Andrew Jarecki’s Capturing the Friedmans has become the most influential documentary of the 21st century. Part psychological profile, part sociological case study, the film latches onto the exteriors of a notable news story, then locates the familial ruin that occurs within through an ex post facto assemblage of new interviews, juridical examination, and home-video footage. What has endured from Jarecki’s film is its cumulative interest in character relationships over societal indictment, the latter pushed to the margins in favor of animating human beings that are undergoing trauma. That’s not to say the film is too humanist; rather, it forges emotionally resonant ends by demanding impassioned personal accounts at the expense of sober, macrocosmic reflection. To borrow a sentiment from Eleanor Roosevelt: It’s a film about people and events, not ideas.

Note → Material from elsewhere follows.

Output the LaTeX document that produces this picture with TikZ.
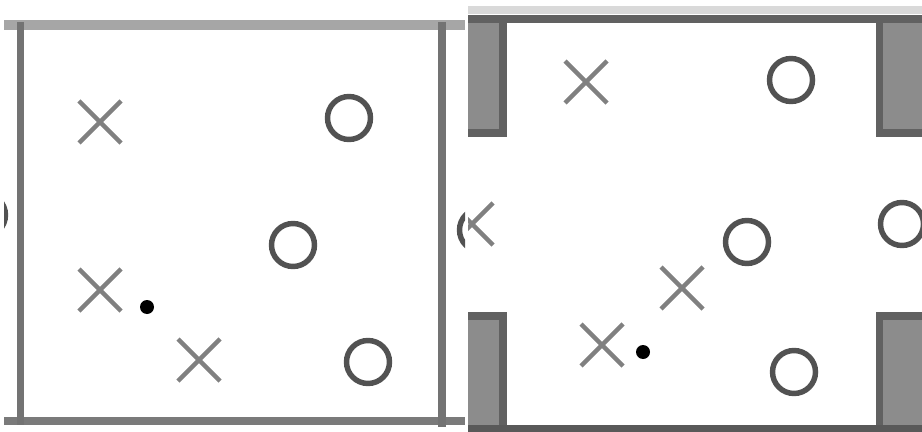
\documentclass[tikz,border=0pt]{standalone}
\begin{document}
\begin{tikzpicture}[x=0.02cm, y=-0.02cm,
    xmark/.style={draw=black!50, line width=2.6pt},
    omark/.style={draw=black!68, line width=3.1pt},
    wall/.style={fill=black!45, draw=black!62, line width=4pt}]
  \useasboundingbox (0,0) rectangle (922,432);
  % left box: periodic sides
  \begin{scope}
    \clip (4,0) rectangle (465,432);
    \draw[black!35, line width=6.2pt] (4,25) -- (465,25);
    \draw[black!52, line width=4pt] (4,421) -- (465,421);
    \draw[black!55, line width=4pt] (20.5,22) -- (20.5,425);
    \draw[black!55, line width=4pt] (442,22) -- (442,427);
    \foreach \x/\y in {100/122, 100/290, 199/360}
      \draw[xmark] (\x-21,\y-21) -- ++(42,42) (\x-21,\y+21) -- ++(42,-42);
    \foreach \x/\y in {349/118, 293/245, 368/362, -16/215, 481/230}
      \draw[omark] (\x,\y) circle[radius=21.5];
    \fill (147,307) circle[radius=7];
  \end{scope}
  % right box: walls with openings
  \begin{scope}
    \clip (468,0) rectangle (922,432);
    \draw[black!15, line width=5pt] (468,10) -- (922,10);
    \draw[wall] (462,19) rectangle (503,133);
    \draw[wall] (879,19) rectangle (930,133);
    \draw[wall] (462,316) rectangle (503,440);
    \draw[wall] (879,316) rectangle (930,440);
    \draw[black!62, line width=4.5pt] (468,19) -- (922,19);
    \draw[black!65, line width=4pt] (468,428.5) -- (922,428.5);
    \foreach \x/\y in {586/82, 682/288, 602/345, 472/224}
      \draw[xmark] (\x-21,\y-21) -- ++(42,42) (\x-21,\y+21) -- ++(42,-42);
    \foreach \x/\y in {791/80, 747/242, 794/372, 902/224}
      \draw[omark] (\x,\y) circle[radius=21.5];
    \fill (643,352) circle[radius=7];
  \end{scope}
\end{tikzpicture}
\end{document}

The Wolfpack, winner of the Grand Jury Prize for documentary at this year’s Sundance Film Festival, thoroughly adopts Jarecki’s tack, with director Crystal Moselle aiming her cinematic arrow at the hearts of the same choir that Jarecki’s stunted aesthetics preach to. Its high-concept documentary, capable of being pitched in a single line, like any Hollywood blockbuster: Six young brothers, who live in Manhattan with their parents, reenact their favorite films as a means to grapple with not being allowed to leave their Lower East Side apartment. The particulars of why the boys remain prisoners within their own home only concerns the film in passing, in brief explanations from their mother, Susanne, who decided along with her husband, Oscar, that their sons would be better served hidden from the “socialization” to be had outside. The premise is potentially fascinating, though not for the reasons Moselle settles into, where the affability and behaviors of the sheltered innocents takes total precedence over any larger socio-economic concerns. By simply profiling the minors through interviews and quotidian detail, Moselle gains access to their psychology and reveals them to be competent and intelligent, though the filmmakers seem uncertain as to what these revelations mean.
The film opens with the brothers playing out a scene from Reservoir Dogs. As is quickly revealed, they may be amateurs, but they take their productions quite seriously as pertains to costuming, blocking, and trying to mimic scenes in precisely the manner of their favorite films. Emphasis on mimic, as they aren’t out to re-interpret scenes or add their own flourishes, but script the films from their repeated viewings by writing down every line of dialogue, verbatim. Though the brothers claim to be aspiring filmmakers, they don’t shoot any of their reenactments, a point Moselle fails to elucidate. Thus, the performances are more akin to adolescents playing with action figures behind closed doors than any sincere attempt at an artistic creation to be shared with those beyond the confines of their apartment-cum-prison cell.
They have a taste for films with a penchant for assertive masculinity, worshipping Tarantino, The Godfather, and, a little more obscurely, JFK; moreover, they’re aware of consensus rhetoric about film canons, like that Citizen Kane is generally considered to be the greatest film ever made. While Moselle gives them the space to reveal their knowledge and strut their performative stuff, no pressure is applied to any number of pressing questions, namely how these adolescents have developed film tastes that jibe with comparable demographics on the outside, who experience more direct contact with marketing and cultural machines. Moreover, Moselle never makes clear precisely how the brothers obtain their films or exactly how much access they have to information via the Internet. When one of the brothers explains having heard about Google for the first time, it’s used as an innocuous non sequitur instead of a moment for detailed inquiry.
Were The Wolfpack digging deeper, it would forgo an extended sequence of the brothers dancing to Baltimora’s “Tarzan Boy” for a developed sense of how conventionally crippled social relationships via seclusion have been altered in an increasingly digitized milieu that doesn’t necessitate embodied mobility. Moselle is more attuned to family dynamics, like the increasingly hostile relations between the brothers and their father. There are few revelations to be attained here, especially since Moselle structures the film around unchecked patriarchy, with Susanne playing the same passive explicator of middle-class fragmentation provided by Elaine Friedman in Capturing the Friedmans. With only limited access to Oscar, who’s seen but seldom speaks, the film necessarily remains afloat through the unbridled enthusiasm of its young protagonists. If The Wolfpack doesn’t outright pander to nostalgic yearnings for adolescence regained, its refusal to seriously consider its subjects’ environs beyond their most excitable surfaces positions the film squarely within the crowd-pleasing, Jarecki school of skin-deep humanism.